Richard Wünsche: In einigen Fällen kann es sich lohnen, gegen eine vorgeworfene Ordnungswidrigkeit vorzugehen. Teilweise werden erst in der entsprechenden behördlichen Akte Formfehler ersichtlich. Manchmal kann entsprechend der weiteren Lichtbilder des Fahrzeuges eine abweichende Fotoposition festgestellt werden, welches auf einen Fehler im Messgerät oder bei der Bedienung schließen lassen. Gerade als Vielfahrer kann sich ein Einspruch lohnen, um zu prüfen, ob der Bußgeldbescheid berechtigt ist und der Punkt für die Ordnungswidrigkeit im Raum steht.

 Auch bei Verkehrsunfällen werden Ordnungswidrigkeiten vorgeworfen, die mit einem Punkt und einer Geldstrafe geahndet werden. Hierbei kann es sich ebenfalls lohnen, entsprechend dagegen vorzugehen, da unter Umständen der Gegner eine Teilschuld trägt oder das Verschulden als solches nicht nachgewiesen werden kann.

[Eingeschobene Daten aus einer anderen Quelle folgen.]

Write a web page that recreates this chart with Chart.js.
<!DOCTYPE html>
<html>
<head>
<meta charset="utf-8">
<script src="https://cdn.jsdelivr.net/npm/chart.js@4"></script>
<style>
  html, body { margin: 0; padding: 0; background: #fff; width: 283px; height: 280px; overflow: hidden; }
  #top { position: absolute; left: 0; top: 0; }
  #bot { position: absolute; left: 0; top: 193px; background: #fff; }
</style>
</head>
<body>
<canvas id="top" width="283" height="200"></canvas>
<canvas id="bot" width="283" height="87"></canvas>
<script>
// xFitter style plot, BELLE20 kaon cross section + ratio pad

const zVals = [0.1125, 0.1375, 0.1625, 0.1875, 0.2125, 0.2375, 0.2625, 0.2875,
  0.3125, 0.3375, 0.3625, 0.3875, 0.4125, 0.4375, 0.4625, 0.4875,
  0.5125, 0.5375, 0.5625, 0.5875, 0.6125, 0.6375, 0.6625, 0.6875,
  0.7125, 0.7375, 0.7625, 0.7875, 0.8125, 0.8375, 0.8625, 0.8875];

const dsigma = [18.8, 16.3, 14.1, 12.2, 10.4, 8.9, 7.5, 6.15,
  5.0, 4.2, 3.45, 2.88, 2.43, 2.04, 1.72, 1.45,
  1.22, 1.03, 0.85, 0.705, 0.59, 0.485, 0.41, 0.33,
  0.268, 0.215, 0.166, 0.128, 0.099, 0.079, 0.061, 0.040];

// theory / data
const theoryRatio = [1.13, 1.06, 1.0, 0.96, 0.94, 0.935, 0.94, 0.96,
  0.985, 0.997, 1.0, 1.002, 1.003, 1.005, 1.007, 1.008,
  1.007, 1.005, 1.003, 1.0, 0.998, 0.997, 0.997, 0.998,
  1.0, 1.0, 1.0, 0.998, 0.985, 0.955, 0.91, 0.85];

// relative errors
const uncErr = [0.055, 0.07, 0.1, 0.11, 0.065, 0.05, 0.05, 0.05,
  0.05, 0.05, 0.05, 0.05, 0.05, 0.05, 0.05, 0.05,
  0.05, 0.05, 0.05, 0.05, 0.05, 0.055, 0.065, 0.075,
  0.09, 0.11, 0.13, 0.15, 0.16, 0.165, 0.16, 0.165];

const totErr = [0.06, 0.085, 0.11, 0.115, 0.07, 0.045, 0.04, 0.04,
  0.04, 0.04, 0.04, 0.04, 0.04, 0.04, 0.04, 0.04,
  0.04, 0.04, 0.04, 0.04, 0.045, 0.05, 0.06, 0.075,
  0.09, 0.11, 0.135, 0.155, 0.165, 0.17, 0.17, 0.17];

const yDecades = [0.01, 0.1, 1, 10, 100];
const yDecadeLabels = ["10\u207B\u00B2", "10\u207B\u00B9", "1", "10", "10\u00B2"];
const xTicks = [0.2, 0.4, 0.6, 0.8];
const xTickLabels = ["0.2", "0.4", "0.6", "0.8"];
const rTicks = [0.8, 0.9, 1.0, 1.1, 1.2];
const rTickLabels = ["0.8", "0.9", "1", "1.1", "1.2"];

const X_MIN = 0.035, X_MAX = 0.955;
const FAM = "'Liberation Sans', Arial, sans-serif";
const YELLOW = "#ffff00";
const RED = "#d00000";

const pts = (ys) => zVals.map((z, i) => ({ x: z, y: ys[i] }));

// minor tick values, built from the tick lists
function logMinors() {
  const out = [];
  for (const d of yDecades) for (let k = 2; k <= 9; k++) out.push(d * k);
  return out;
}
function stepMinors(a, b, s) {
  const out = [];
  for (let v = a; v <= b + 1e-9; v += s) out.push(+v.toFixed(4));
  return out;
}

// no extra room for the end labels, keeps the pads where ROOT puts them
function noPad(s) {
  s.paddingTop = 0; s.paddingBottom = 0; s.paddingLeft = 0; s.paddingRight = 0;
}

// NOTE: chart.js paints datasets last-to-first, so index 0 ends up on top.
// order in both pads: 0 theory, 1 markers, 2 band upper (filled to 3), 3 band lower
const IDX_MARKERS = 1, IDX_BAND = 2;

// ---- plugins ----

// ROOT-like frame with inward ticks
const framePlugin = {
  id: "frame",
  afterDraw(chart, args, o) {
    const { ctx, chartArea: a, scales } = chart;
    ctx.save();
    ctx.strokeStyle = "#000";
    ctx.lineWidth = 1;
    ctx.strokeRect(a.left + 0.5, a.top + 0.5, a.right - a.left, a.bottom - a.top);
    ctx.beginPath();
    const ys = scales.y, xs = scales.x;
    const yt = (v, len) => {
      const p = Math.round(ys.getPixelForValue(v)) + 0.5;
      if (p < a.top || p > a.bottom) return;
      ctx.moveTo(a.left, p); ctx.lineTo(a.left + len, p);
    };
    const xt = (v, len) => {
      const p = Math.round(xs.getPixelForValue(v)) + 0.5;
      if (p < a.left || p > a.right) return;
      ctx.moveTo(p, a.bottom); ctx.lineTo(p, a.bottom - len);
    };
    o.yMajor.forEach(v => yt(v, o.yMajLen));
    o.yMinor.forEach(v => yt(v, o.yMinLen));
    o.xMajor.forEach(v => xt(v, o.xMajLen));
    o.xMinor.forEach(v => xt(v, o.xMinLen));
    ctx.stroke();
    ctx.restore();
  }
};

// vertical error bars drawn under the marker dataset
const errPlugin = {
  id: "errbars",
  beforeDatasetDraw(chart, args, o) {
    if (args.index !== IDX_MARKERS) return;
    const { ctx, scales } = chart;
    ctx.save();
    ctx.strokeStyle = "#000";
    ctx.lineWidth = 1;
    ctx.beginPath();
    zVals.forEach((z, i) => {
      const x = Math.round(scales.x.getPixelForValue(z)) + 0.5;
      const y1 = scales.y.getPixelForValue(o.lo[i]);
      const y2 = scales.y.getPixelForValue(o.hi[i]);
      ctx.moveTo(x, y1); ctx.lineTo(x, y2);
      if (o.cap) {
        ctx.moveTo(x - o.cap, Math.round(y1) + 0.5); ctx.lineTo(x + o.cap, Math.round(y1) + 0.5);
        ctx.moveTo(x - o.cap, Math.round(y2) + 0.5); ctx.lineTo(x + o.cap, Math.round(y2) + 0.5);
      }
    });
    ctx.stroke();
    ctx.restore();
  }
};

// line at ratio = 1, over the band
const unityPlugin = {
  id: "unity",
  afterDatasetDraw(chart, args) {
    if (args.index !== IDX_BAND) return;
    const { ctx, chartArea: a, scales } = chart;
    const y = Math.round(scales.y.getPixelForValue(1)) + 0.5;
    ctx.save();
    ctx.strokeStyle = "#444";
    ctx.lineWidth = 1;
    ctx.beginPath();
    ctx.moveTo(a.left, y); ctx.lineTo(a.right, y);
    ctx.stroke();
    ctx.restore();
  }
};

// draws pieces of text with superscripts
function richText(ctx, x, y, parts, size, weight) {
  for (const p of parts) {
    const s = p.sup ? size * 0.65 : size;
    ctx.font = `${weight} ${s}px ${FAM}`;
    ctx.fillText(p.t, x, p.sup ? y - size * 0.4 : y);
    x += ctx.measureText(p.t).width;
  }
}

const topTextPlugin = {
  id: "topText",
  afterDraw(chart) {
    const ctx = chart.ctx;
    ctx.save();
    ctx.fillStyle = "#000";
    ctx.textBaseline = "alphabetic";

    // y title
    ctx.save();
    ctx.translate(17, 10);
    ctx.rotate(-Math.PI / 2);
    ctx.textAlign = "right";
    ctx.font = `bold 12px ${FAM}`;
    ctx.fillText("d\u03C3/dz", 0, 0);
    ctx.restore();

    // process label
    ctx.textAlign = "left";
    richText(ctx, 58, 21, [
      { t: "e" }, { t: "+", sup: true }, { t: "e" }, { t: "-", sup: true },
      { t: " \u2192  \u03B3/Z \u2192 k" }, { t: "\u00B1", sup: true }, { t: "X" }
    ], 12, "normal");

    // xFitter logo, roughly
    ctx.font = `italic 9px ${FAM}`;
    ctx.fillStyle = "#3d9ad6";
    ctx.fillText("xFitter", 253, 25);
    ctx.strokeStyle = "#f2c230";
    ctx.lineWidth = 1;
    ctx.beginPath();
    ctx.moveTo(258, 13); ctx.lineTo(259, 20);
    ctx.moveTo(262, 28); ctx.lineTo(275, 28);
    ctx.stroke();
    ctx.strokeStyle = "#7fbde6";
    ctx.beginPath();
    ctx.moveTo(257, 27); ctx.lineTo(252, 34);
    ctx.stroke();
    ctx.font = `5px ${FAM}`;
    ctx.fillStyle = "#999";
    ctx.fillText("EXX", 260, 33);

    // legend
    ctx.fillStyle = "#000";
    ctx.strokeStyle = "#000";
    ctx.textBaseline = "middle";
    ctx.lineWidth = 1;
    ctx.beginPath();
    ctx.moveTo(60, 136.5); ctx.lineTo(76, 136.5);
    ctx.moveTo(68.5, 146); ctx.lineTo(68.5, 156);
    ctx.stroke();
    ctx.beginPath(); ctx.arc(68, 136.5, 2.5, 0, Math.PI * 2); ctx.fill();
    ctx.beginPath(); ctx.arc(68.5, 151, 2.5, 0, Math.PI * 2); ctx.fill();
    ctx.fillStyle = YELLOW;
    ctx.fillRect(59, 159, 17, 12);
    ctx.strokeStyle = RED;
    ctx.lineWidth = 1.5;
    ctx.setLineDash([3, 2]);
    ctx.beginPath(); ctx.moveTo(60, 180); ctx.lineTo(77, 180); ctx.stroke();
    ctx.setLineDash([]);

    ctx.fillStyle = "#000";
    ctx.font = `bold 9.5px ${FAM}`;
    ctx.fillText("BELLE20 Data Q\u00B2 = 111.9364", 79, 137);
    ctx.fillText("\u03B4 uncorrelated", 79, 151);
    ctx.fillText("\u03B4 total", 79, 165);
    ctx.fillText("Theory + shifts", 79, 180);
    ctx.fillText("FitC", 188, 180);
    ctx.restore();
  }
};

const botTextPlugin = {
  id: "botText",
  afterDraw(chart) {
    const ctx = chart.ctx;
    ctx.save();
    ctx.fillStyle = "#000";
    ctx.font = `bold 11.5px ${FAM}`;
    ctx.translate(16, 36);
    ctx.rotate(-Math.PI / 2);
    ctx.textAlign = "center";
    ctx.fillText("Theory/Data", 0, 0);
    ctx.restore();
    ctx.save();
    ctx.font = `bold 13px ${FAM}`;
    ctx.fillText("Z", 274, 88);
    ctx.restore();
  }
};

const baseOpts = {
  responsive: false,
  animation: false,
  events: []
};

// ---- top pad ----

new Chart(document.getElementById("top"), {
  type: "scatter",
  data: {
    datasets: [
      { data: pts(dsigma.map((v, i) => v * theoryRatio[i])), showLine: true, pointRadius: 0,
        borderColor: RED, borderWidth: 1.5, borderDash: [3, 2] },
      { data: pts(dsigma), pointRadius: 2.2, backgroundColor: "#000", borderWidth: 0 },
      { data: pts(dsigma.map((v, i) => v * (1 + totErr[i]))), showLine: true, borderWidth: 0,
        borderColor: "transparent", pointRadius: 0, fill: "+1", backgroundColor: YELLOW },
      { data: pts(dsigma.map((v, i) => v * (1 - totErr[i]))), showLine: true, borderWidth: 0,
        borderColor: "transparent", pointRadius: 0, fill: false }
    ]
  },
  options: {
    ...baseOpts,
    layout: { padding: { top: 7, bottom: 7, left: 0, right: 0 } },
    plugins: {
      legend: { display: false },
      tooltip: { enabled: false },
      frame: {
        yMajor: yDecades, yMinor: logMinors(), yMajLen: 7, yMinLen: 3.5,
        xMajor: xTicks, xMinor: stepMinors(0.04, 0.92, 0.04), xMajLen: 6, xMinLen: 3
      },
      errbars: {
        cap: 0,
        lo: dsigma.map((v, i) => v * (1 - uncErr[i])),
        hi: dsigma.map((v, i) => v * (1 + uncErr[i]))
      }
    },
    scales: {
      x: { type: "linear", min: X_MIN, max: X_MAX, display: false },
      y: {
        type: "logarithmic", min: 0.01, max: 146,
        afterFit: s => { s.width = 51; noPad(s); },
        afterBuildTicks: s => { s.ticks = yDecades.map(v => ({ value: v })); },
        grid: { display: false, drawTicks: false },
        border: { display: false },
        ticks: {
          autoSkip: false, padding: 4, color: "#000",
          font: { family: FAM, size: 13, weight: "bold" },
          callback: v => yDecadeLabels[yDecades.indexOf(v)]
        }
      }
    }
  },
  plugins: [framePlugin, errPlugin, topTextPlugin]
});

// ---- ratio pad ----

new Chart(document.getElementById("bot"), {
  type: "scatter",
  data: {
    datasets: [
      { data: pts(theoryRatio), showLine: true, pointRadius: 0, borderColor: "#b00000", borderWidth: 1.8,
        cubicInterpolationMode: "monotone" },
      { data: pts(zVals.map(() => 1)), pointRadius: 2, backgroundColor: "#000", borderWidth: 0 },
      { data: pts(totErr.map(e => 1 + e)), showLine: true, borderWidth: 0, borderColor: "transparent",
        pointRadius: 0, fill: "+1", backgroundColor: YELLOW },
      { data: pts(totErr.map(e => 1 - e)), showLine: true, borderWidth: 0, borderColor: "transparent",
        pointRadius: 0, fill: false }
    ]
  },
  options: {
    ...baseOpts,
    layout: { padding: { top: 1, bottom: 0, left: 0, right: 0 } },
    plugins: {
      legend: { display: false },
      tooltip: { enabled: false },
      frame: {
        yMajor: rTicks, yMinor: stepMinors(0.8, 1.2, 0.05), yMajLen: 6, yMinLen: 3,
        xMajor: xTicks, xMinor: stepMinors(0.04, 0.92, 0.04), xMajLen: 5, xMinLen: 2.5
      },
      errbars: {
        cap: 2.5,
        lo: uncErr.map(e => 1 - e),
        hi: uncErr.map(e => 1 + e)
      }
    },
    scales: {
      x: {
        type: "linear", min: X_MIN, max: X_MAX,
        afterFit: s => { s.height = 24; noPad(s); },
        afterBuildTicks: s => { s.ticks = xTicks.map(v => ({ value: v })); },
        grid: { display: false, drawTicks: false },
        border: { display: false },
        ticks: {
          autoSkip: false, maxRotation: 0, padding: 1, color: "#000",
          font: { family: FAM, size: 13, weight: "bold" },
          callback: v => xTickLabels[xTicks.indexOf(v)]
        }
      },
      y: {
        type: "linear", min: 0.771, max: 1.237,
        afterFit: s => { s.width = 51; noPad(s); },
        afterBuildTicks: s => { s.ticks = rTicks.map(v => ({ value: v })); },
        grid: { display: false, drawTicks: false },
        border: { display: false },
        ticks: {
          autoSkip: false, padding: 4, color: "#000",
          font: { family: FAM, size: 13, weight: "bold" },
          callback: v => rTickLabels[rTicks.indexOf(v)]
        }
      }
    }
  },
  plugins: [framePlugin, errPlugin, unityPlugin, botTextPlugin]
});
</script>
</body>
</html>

Wenn ich acht Punkte in Flensburg angesammelt habe, verliere ich dann sofort meine Fahrerlaubnis? Für wie lange, und wie kann ich diese zurückbekommen?

Richard Wünsche: Wer 8 Punkte in Flensburg gesammelt hat, gilt als ungeeignet zum Führen von Kraftfahrzeugen und die Fahrerlaubnis wird unverzüglich entzogen. Gemäß § 4 Absatz 10 StVG darf eine neue Fahrerlaubnis frühestens 6 Monate nach Entzug neu erteilt werden. Die Sperrzeit kann demnach auch länger angeordnet werden. Man sollte sodann etwa 8 Wochen vor Ablauf der auferlegten Sperrzeit die Wiedererlangung bei der Behörde beantragen. Nach Beantragung der Wiedererlangung ist in aller Regel die Eignung zum Führen von Kraftfahrzeugen festzustellen, welches prinzipiell durch eine medizinisch-psychologische Untersuchung (MPU) stattfindet. Dies wird sodann von der Behörde entsprechend angeordnet. Der Betroffene muss sodann ein Gutachten vorlegen.

Voraussetzung des Fahrerlaubnisentzuges beim Erreichen der 8 Punkte ist, dass der Maßnahmenkatalog eingehalten worden ist. Der Betroffene musste zunächst bei einem Punktestand von 4 oder 5 Punkten ermahnt worden sein. Beim Erreichen von 6 oder 7 Punkten muss der Betroffene sodann verwarnt werden. Diese Stufen sind zwingend einzuhalten. Wurde ein Fahrzeugführer nicht verwarnt und hatte unter Umständen 5 Punkte und bekommt durch eine Verkehrsstraftat 3 Punkte hinzu, wird dieser so gestellt, als hätte er 7 Punkte erreicht und muss zunächst verwarnt werden.

Herr Wünsche, vielen Dank für das Gespräch!